- THE RECORDS -
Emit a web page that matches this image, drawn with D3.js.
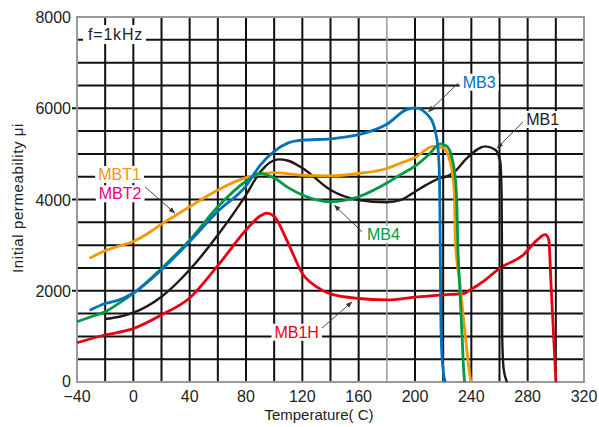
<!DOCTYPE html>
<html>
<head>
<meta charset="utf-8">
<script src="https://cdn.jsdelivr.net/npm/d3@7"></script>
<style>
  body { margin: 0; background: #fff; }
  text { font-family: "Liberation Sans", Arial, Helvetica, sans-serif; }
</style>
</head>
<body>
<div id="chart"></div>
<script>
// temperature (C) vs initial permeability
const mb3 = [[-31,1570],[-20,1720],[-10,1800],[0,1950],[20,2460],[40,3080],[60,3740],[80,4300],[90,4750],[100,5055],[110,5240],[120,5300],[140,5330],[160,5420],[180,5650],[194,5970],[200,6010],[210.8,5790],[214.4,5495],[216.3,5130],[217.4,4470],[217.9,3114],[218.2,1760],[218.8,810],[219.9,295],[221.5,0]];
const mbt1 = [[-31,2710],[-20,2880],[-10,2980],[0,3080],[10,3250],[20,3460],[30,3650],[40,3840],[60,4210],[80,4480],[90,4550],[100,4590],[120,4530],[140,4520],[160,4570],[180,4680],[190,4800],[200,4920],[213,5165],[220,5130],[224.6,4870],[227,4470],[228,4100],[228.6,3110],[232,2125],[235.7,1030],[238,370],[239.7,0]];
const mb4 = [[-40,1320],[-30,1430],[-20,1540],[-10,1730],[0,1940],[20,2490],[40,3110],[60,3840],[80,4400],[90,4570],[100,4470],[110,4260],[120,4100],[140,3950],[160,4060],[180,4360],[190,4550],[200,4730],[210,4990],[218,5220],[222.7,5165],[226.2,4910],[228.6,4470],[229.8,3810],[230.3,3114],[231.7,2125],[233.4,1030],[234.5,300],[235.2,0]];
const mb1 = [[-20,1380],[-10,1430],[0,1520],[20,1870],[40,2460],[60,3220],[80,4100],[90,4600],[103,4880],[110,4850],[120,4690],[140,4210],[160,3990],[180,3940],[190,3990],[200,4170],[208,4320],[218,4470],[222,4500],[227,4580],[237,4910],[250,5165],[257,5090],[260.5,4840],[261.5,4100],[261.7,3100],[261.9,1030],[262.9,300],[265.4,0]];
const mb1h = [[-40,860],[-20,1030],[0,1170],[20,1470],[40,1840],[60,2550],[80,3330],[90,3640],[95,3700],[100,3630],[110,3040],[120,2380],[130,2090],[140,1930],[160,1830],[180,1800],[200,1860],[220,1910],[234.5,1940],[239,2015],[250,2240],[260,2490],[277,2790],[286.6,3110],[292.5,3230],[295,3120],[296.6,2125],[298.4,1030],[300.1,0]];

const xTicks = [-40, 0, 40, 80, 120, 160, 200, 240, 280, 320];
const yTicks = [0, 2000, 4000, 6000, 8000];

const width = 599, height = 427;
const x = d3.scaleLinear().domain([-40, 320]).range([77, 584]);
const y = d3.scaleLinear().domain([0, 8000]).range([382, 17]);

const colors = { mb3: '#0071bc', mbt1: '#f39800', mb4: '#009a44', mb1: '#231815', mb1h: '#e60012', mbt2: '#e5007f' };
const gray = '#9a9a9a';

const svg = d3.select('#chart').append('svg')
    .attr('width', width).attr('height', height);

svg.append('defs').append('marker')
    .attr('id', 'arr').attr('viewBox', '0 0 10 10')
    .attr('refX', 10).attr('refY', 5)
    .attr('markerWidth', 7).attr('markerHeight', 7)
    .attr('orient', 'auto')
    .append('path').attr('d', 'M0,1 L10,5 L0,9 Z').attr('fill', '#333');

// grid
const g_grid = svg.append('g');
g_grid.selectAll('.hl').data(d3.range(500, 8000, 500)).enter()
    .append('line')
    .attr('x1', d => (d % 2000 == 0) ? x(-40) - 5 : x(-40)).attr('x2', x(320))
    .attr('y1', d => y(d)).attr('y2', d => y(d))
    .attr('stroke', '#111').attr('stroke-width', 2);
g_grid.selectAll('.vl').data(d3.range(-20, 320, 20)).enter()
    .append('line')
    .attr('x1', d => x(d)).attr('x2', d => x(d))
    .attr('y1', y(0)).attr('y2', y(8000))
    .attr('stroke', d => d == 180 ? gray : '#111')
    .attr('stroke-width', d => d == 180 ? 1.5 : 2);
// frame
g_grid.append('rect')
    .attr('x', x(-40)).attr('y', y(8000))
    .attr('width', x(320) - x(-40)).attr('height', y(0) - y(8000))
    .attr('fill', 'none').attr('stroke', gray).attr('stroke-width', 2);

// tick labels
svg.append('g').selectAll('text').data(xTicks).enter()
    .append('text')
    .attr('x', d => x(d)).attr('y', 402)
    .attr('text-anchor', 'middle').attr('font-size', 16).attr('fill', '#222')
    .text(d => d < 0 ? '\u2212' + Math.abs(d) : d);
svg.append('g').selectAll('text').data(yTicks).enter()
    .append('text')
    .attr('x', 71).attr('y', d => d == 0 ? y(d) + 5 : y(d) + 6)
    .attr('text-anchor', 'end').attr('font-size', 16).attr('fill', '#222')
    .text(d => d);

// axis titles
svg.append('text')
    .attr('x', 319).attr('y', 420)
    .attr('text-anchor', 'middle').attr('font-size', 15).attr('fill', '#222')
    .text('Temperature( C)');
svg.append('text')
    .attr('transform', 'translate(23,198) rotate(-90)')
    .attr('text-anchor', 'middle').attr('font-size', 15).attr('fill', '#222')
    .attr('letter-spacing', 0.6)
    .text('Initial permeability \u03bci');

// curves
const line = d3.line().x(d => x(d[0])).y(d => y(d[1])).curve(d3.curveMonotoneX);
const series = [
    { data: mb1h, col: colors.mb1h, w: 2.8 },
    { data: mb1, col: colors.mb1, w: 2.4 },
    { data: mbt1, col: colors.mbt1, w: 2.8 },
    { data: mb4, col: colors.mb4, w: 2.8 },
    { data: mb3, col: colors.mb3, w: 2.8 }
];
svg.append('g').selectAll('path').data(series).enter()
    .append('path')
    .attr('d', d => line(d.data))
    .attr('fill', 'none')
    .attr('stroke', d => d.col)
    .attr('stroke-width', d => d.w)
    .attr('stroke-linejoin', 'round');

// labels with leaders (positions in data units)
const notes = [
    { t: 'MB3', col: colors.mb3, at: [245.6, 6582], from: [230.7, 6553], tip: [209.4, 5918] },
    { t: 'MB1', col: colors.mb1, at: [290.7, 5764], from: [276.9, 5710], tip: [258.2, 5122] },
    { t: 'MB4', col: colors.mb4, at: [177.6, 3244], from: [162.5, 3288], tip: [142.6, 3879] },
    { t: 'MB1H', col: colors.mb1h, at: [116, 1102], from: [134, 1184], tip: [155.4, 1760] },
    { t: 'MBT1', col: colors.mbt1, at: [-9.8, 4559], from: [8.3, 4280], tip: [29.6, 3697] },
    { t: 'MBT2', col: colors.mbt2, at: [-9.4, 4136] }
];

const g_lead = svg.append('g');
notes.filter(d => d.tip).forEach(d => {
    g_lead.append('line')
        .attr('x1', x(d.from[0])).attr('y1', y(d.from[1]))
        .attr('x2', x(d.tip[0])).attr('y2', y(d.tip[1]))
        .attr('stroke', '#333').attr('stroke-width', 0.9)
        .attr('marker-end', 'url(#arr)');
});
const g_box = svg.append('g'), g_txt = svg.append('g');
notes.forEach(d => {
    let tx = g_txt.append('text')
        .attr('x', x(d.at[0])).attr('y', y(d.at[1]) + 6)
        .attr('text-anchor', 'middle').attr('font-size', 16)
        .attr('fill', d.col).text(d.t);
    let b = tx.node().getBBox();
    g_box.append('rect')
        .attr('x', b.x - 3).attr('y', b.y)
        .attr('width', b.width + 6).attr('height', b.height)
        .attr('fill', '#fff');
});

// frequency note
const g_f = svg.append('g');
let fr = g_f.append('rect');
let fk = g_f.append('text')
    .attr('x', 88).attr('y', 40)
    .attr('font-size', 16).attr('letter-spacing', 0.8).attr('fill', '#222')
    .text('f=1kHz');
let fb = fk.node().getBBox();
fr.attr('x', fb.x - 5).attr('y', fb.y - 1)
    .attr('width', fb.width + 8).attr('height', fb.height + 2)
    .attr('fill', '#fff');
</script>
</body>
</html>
==
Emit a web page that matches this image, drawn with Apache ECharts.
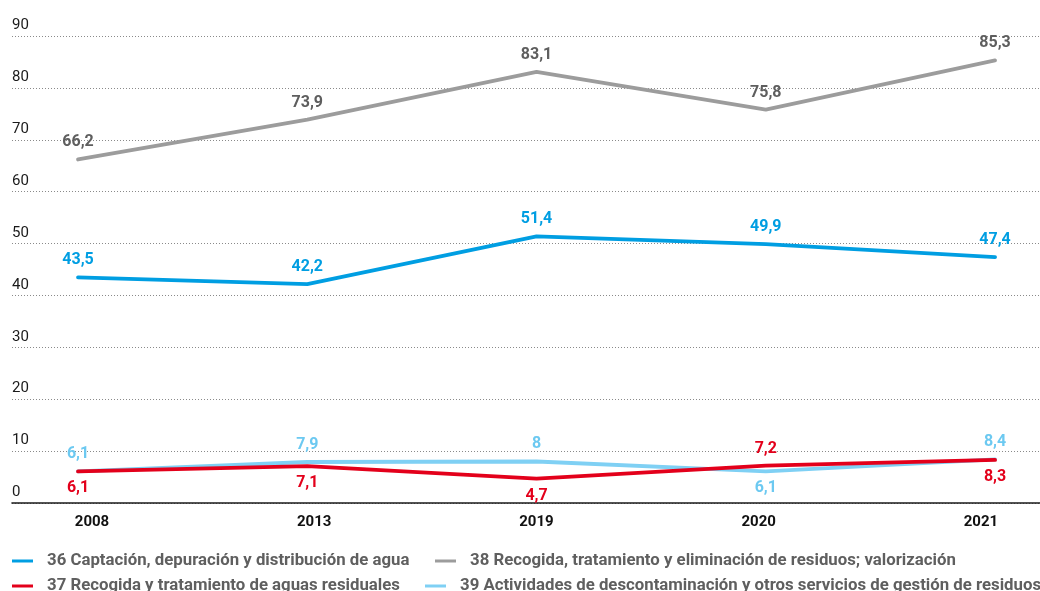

- WRITTEN REQUEST -
Filter out every line that lacks the word "this", and copy the rest.

- EXERCISE OUTPUT -
Emit a web page that matches this image, drawn with D3.js.
Emit a web page that matches this image, drawn with Apache ECharts.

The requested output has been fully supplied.